The divestment of 85% of its stake in Seiyu in Japan is the most recent of several retrenchments globally for Walmart. We look at how this move aligns with its international strategy and what it means for the business going forward.
Last new market entry in 2011
With nine years having passed since Walmart’s last entry into a new market, its recent round of international divestments should come as no surprise. In 2011, the retailer closed on its 51% in South-African based Massmart. While there have been several international transactions since then, they have all been within existing markets. These have included new partnerships in China and Japan and the acquisition of Flipkart in India.
Recent divestment activity
The change in ownership in Japan, which will see Walmart retain a 15% stake in the business, follows on from several other recent deals. Earlier this month, it announced it would exit Argentina, where it operates 92 stores. In October, it confirmed the planned sale of its Asda business in the UK to EG Group, although it will retain an equity stake in the business. It 2018, it divested the majority of its operations in Brazil to private equity firm Advent International.
Building positions of strengths
The recent round of divestments align with Walmart’s international strategy, which has been reshaped since Judith McKenna took up the leadership of the division in 2018. This is centred on building strong local businesses, optimising the store base as a competitive advantage to deliver omnichannel success, prioritising resources and accessing growth. The latter of these is significant given where Walmart is currently prioritising its investments; China, India, Walmex (Mexico and Central America) and Canada. In these markets, Walmart sees the opportunity to remain a strong market player, a position which was not as clear in the markets it’s choosing to exit.
In terms of China, India, Walmex and Canada, future growth will be based on its omnichannel capabilities. In China, Mexico and Central America, it continues to see scope for additional physical stores, while in India and Canada, ecommerce will take the share of investment. However, the opportunity to build a strong ecommerce business unites these markets.
These latest divestments will inevitably raise questions about the future of its other international operations. Over recent years, Walmart has reiterated its openness to alternative ownership structures and operating models within its existing markets.

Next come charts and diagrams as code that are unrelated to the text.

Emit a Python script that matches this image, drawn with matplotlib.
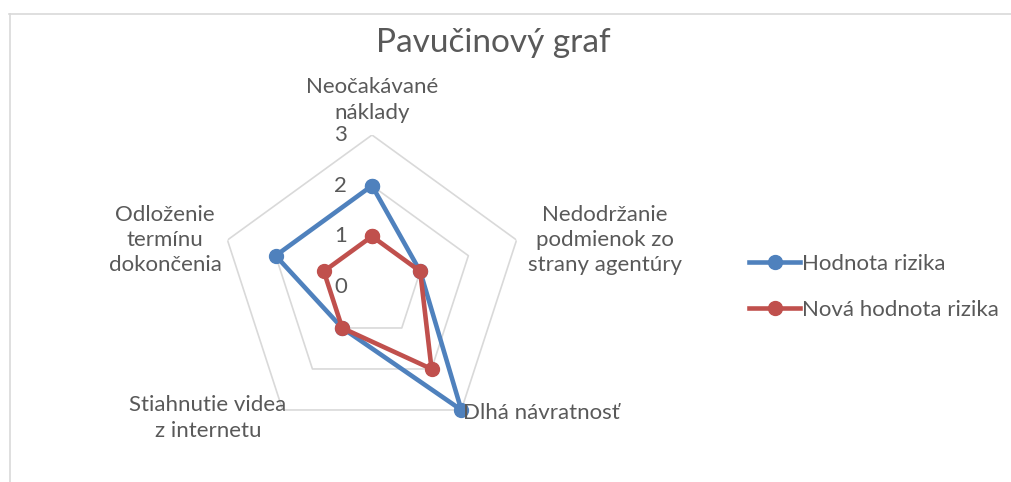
import numpy as np
import matplotlib.pyplot as plt
from matplotlib.lines import Line2D

plt.rcParams['font.family'] = ['Lato', 'DejaVu Sans']

categories = ['Neočakávané\nnáklady',
              'Nedodržanie\npodmienok zo\nstrany agentúry',
              'Dlhá návratnosť',
              'Stiahnutie videa\nz internetu',
              'Odloženie\ntermínu\ndokončenia']
hodnota = [2, 1, 3, 1, 2]
nova_hodnota = [1, 1, 2, 1, 1]
series_names = ['Hodnota rizika', 'Nová hodnota rizika']
r_ticks = [0, 1, 2, 3]

W, H = 1011, 482
txt = '#595959'
grid = '#D9D9D9'
blue = '#4F81BD'
red = '#C0504D'
fs = 16


def fx(x):
    return x / W


def fy(y):
    return 1 - y / H


fig = plt.figure(figsize=(W / 100, H / 100), dpi=100)

# chart border (cropped screenshot, only left and top visible)
fig.add_artist(Line2D([fx(9.5), fx(9.5)], [fy(14), 0], color=grid, lw=1.2))
fig.add_artist(Line2D([fx(9), 1], [fy(14), fy(14)], color=grid, lw=1.2))

cx, cy, R = 372, 287, 152
ax = fig.add_axes([fx(cx - R), fy(cy + R), 2 * R / W, 2 * R / H], projection='polar')
ax.set_theta_offset(np.pi / 2)
ax.set_theta_direction(-1)
ax.set_ylim(0, 3)
ax.grid(False)
ax.spines['polar'].set_visible(False)
ax.set_xticks([])
ax.set_yticks([])
ax.patch.set_alpha(0)

n = len(categories)
theta = np.arange(n) * 2 * np.pi / n
theta_c = np.append(theta, theta[0])

for lvl in r_ticks[1:]:
    ax.plot(theta_c, [lvl] * (n + 1), color=grid, lw=1.2, zorder=1)

for vals, col, name in [(hodnota, blue, series_names[0]), (nova_hodnota, red, series_names[1])]:
    ax.plot(theta_c, vals + vals[:1], color=col, lw=3.3, marker='o', ms=10,
            label=name, zorder=3, clip_on=False)

for v in r_ticks:
    ax.annotate(str(v), xy=(0, v), xytext=(-25, 0), textcoords='offset pixels',
                ha='right', va='center', fontsize=fs, color=txt, annotation_clip=False)

label_pos = [(372, 100, 'center'), (605, 240, 'center'), (463, 413, 'left'),
             (208, 418, 'center'), (165, 240, 'center')]
for lab, (x, y, ha) in zip(categories, label_pos):
    fig.text(fx(x), fy(y), lab, ha=ha, va='center', multialignment='center',
             fontsize=fs, color=txt, linespacing=1.32)

fig.text(fx(493), fy(43), 'Pavučinový graf', ha='center', va='center', fontsize=24, color=txt)

handles, labels = ax.get_legend_handles_labels()
fig.legend(handles, labels, loc='center left', bbox_to_anchor=(fx(729), fy(287)),
           frameon=False, fontsize=fs, handlelength=2.3, handletextpad=0.1,
           labelspacing=1.15, labelcolor=txt)

fig.savefig('out.png', dpi=100)
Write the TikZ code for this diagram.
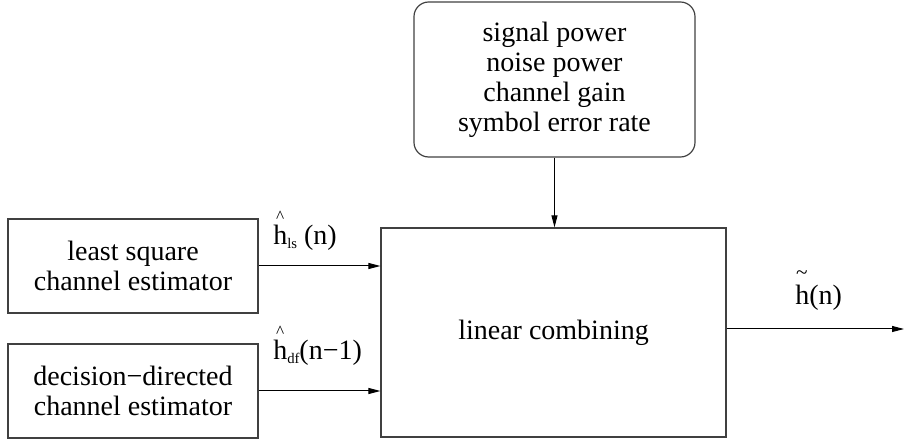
\documentclass[tikz,border=0pt]{standalone}
\usepackage{fontspec}
\setmainfont{Liberation Serif}
\usetikzlibrary{arrows.meta}
\newcommand{\hhat}{\makebox[0pt][l]{\hspace{0.1em}\raisebox{0.8em}{\fontsize{13}{13}\selectfont\symbol{"5E}}}h}
\newcommand{\htil}{\makebox[0pt][l]{\hspace{0.03em}\raisebox{0.9em}{\fontsize{16}{16}\selectfont\symbol{"7E}}}h}
\newcommand{\sub}[1]{\raisebox{-0.12em}{\fontsize{11}{11}\selectfont #1}}
\tikzset{
  blk/.style={draw=black!75, line width=0.9pt, inner sep=0pt, align=center,
    font=\fontsize{21}{22.5}\selectfont},
  lbl/.style={inner sep=0pt, anchor=base west, font=\fontsize{21}{22.5}\selectfont},
  >={Triangle[length=9pt,width=4.5pt]}
}
\begin{document}
\begin{tikzpicture}[x=0.75pt,y=-0.75pt]
    \useasboundingbox (0,0) rectangle (904,441);
    \node[blk, rounded corners=11pt, minimum width=210.75pt, minimum height=116.25pt]
      at (554.5,79.5) (info) {signal power\\noise power\\channel gain\\symbol error rate};
    \node[blk, minimum width=187.5pt, minimum height=70.5pt]
      at (133,266) (ls) {least square\\channel estimator};
    \node[blk, minimum width=187.5pt, minimum height=70.5pt]
      at (133,391) (df) {decision−directed\\channel estimator};
    \node[blk, minimum width=258.75pt, minimum height=156.75pt]
      at (553.5,332.5) (comb) {linear combining};
    \node[lbl] at (273,245) (lsLbl) {\hhat\sub{ls} (n)};
    \node[lbl] at (273,360) (dfLbl) {\hhat\sub{df}(n−1)};
    \node[lbl] at (795,305) (outLbl) {\htil(n)};
    \coordinate (out) at (904,329);
    \draw[->, line width=0.75pt] (info.south) -- (info.south |- comb.north);
    \draw[->, line width=0.75pt] (ls.east) -- (ls.east -| comb.west);
    \draw[->, line width=0.75pt] (df.east) -- (df.east -| comb.west);
    \draw[->, line width=0.75pt] (out -| comb.east) -- (out);
  \end{tikzpicture}
\end{document}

Walmart operates over 360 stores in Chile, where it leads the market, with a range of different formats.
Through its stake in Massmart, it operates over 400 stores in 13 sub-Saharan countries, although most stores are in South Africa. This has been a challenging market for Walmart, impacted by the economic backdrop and changing format strategies over recent years. In terms of food retailing, it’s the fourth largest operator in the market. Entered for its longer-term potential, weak consumer demand and high inflation has made it a challenging and complex market. However, the prospect of serving a growing middle-class, ensures a level of attractiveness.
Walmart of the future
Looking forward, international growth will be driven by its operations in India, Mexico, China and Canada. Add in its core US business, and a much clearer picture of the Walmart of the future emerges. Reflecting the changes which have been made over recent years, Walmart will become a true omnichannel business, and potentially the first to build a global omnichannel business model at scale.
Investing to win
However, the business is also diversifying, building several new revenue streams such as membership, digital advertising, fulfillment services and financial services. Over time, these are expected to make a meaningful contribution to the top and bottom line. The recent divestments are a step towards this, as they will enable Walmart to better direct its resources and investments to the markets where it believes it can win and win big.